Principle:Allenai Open instruct Model Configuration
| Knowledge Sources | |
|---|---|
| Domains | Machine Learning, Software Engineering, MLOps |
| Last Updated | 2026-02-07 00:00 GMT |
Overview
Model configuration is the practice of encapsulating all model-related hyperparameters and settings into a structured, serializable object to enable reproducible and configurable training.
Description
Training a large language model requires specifying numerous configuration choices: the model checkpoint, attention implementation, precision, gradient checkpointing, and parameter-efficient fine-tuning settings. Scattering these across different configuration files, command-line arguments, and code paths makes experiments hard to reproduce and modify. A structured model configuration solves this by consolidating all settings into a single typed dataclass.
Key configuration dimensions include:
Model identity: The model_name_or_path and model_revision together identify a unique model checkpoint. Using a specific revision (commit hash) ensures exact reproducibility.
Precision and attention: The dtype field controls the numerical precision (e.g., bfloat16, float32).

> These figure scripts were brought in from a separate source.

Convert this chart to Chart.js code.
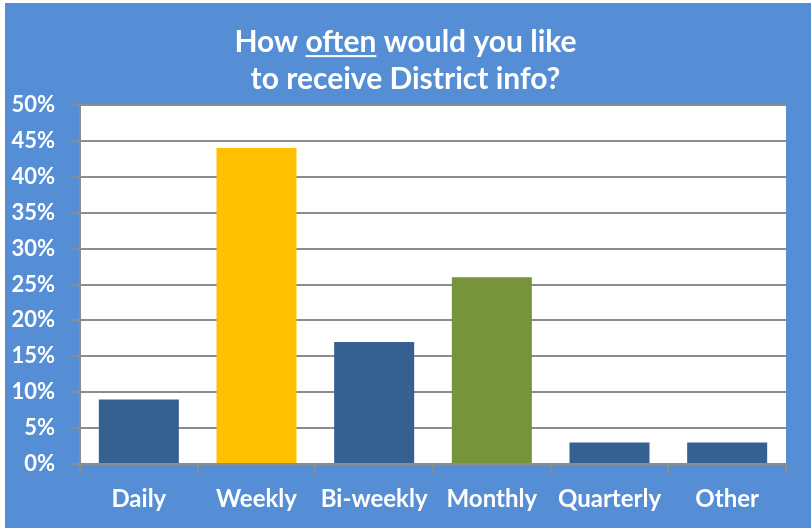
<!DOCTYPE html>
<html>
<head>
<meta charset="utf-8">
<script src="https://cdn.jsdelivr.net/npm/chart.js@4"></script>
<style>
html,body{margin:0;padding:0;background:#ffffff;}
#wrap{position:relative;width:811px;height:529px;}
</style>
</head>
<body>
<div id="wrap"><canvas id="c" width="811" height="529"></canvas></div>
<script>
const categories = ["Daily", "Weekly", "Bi-weekly", "Monthly", "Quarterly", "Other"];
const values = [9, 44, 17, 26, 3, 3];
const barColors = ["#376092", "#FFC000", "#376092", "#77933C", "#376092", "#376092"];
const titleLines = ["How often would you like", "to receive District info?"];
const underlineWord = "often";

const FONT = "Lato, 'Open Sans', sans-serif";
const GRID = "#8c8c8c";
const TITLE_SIZE = 30;
const TITLE_LH = 37;

const bgPlugin = {
  id: "bg",
  beforeDraw(chart) {
    const ctx = chart.ctx;
    ctx.save();
    ctx.fillStyle = "#ffffff";
    ctx.fillRect(0, 0, chart.width, chart.height);
    ctx.fillStyle = "#558ED5";
    ctx.fillRect(5, 3, chart.width - 5, chart.height - 4);
    const a = chart.chartArea;
    ctx.fillStyle = "#ffffff";
    ctx.fillRect(a.left, a.top, a.right - a.left, a.bottom - a.top);
    ctx.restore();
  },
  afterDraw(chart) {
    const tb = chart.titleBlock;
    if (!tb) return;
    const ctx = chart.ctx;
    const opts = chart.options.plugins.title;
    ctx.save();
    ctx.font = "bold " + TITLE_SIZE + "px " + FONT;
    const line = titleLines[0];
    const total = ctx.measureText(line).width;
    const idx = line.indexOf(underlineWord);
    const pre = ctx.measureText(line.slice(0, idx)).width;
    const w = ctx.measureText(underlineWord).width;
    const cx = (tb.left + tb.right) / 2;
    const x0 = cx - total / 2 + pre;
    const yMid = tb.top + opts.padding.top + TITLE_LH / 2;
    ctx.fillStyle = "#ffffff";
    ctx.fillRect(x0, yMid + TITLE_SIZE * 0.42, w, 2);
    ctx.restore();
  }
};

new Chart(document.getElementById("c"), {
  type: "bar",
  data: {
    labels: categories,
    datasets: [{
      data: values,
      backgroundColor: barColors,
      borderWidth: 0,
      barPercentage: 0.68,
      categoryPercentage: 1.0
    }]
  },
  options: {
    responsive: false,
    animation: false,
    devicePixelRatio: 1,
    layout: { padding: { left: 0, right: 0, top: 0, bottom: 0 } },
    plugins: {
      legend: { display: false },
      tooltip: { enabled: false },
      title: {
        display: true,
        text: titleLines,
        color: "#ffffff",
        font: { family: FONT, size: TITLE_SIZE, weight: "bold", lineHeight: TITLE_LH + "px" },
        padding: { top: 24, bottom: 7 }
      }
    },
    scales: {
      x: {
        offset: true,
        grid: { offset: true, drawOnChartArea: false, drawTicks: true, tickLength: 10, color: GRID, lineWidth: 2 },
        border: { display: true, color: GRID, width: 2 },
        ticks: { color: "#ffffff", font: { family: FONT, size: 24, weight: "bold" }, padding: 11, maxRotation: 0 },
        afterFit(s) { s.height = 65; }
      },
      y: {
        min: 0, max: 50,
        ticks: { stepSize: 5, color: "#ffffff", font: { family: FONT, size: 22, weight: "bold" }, padding: 17,
                 callback: v => v + "%" },
        grid: { color: GRID, lineWidth: 2, tickLength: 8, drawTicks: true },
        border: { display: true, color: GRID, width: 2 },
        afterFit(s) { s.width = 80; }
      },
      y2: {
        position: "right",
        display: true,
        min: 0, max: 50,
        ticks: { display: false },
        grid: { display: false, drawOnChartArea: false },
        border: { display: false },
        afterFit(s) { s.width = 25; }
      }
    }
  },
  plugins: [bgPlugin]
});
</script>
</body>
</html>
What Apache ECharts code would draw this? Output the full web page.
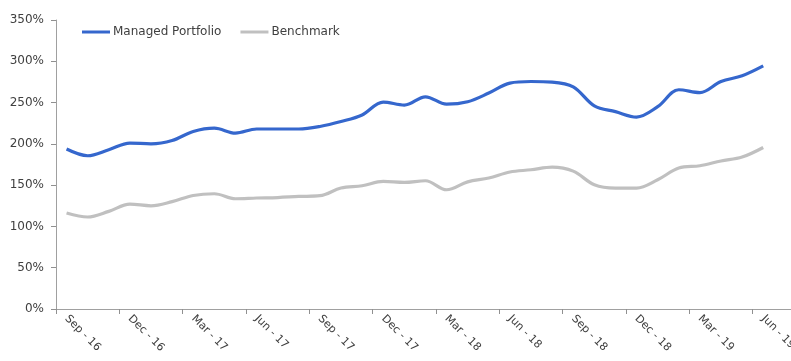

The attn_implementation field selects between Flash Attention 2 (memory-efficient, requires flash-attn package) and SDPA (PyTorch native, no extra dependencies).
Memory optimization: gradient_checkpointing trades compute for memory by recomputing intermediate activations during the backward pass instead of storing them. This is essential for training large models on limited GPU memory. Note that gradient checkpointing is incompatible with use_cache=True.
Parameter-efficient fine-tuning (PEFT): LoRA configuration includes the rank (lora_r), scaling factor (lora_alpha), dropout rate (lora_dropout), target modules (which layers to apply LoRA to), and task type. These settings control the trade-off between training efficiency and model capacity.
Quantization: For QLoRA workflows, settings for 4-bit or 8-bit loading, quantization type (NF4 or FP4), and nested quantization are included.
Usage
Use a structured model configuration whenever setting up a training experiment. It should be the single source of truth for all model-related settings and should be serialized alongside training logs for reproducibility.
Theoretical Basis
Gradient checkpointing trades computation for memory:
Standard: Memory ~ O(N * L) where N = batch_size, L = num_layers
Each layer stores activations for the backward pass.
Checkpointed: Memory ~ O(N * sqrt(L))
Only sqrt(L) checkpoint layers store activations.
Other activations are recomputed during backward pass.
Computation increases by ~33%.
LoRA parameter count:
Full model parameters: P_full = sum of all weight dimensions
LoRA parameters: P_lora = 2 * r * d * n_target_modules
For a 7B model with r=16, targeting 7 modules per layer, 32 layers:
P_lora = 2 * 16 * 4096 * 7 * 32 = ~29M (0.4% of 7B)
Effective LoRA weight: The LoRA scaling factor determines how much the adaptation affects the output:
delta_W = (alpha / r) * B @ A
A higher alpha/r ratio means larger updates from the LoRA adapter.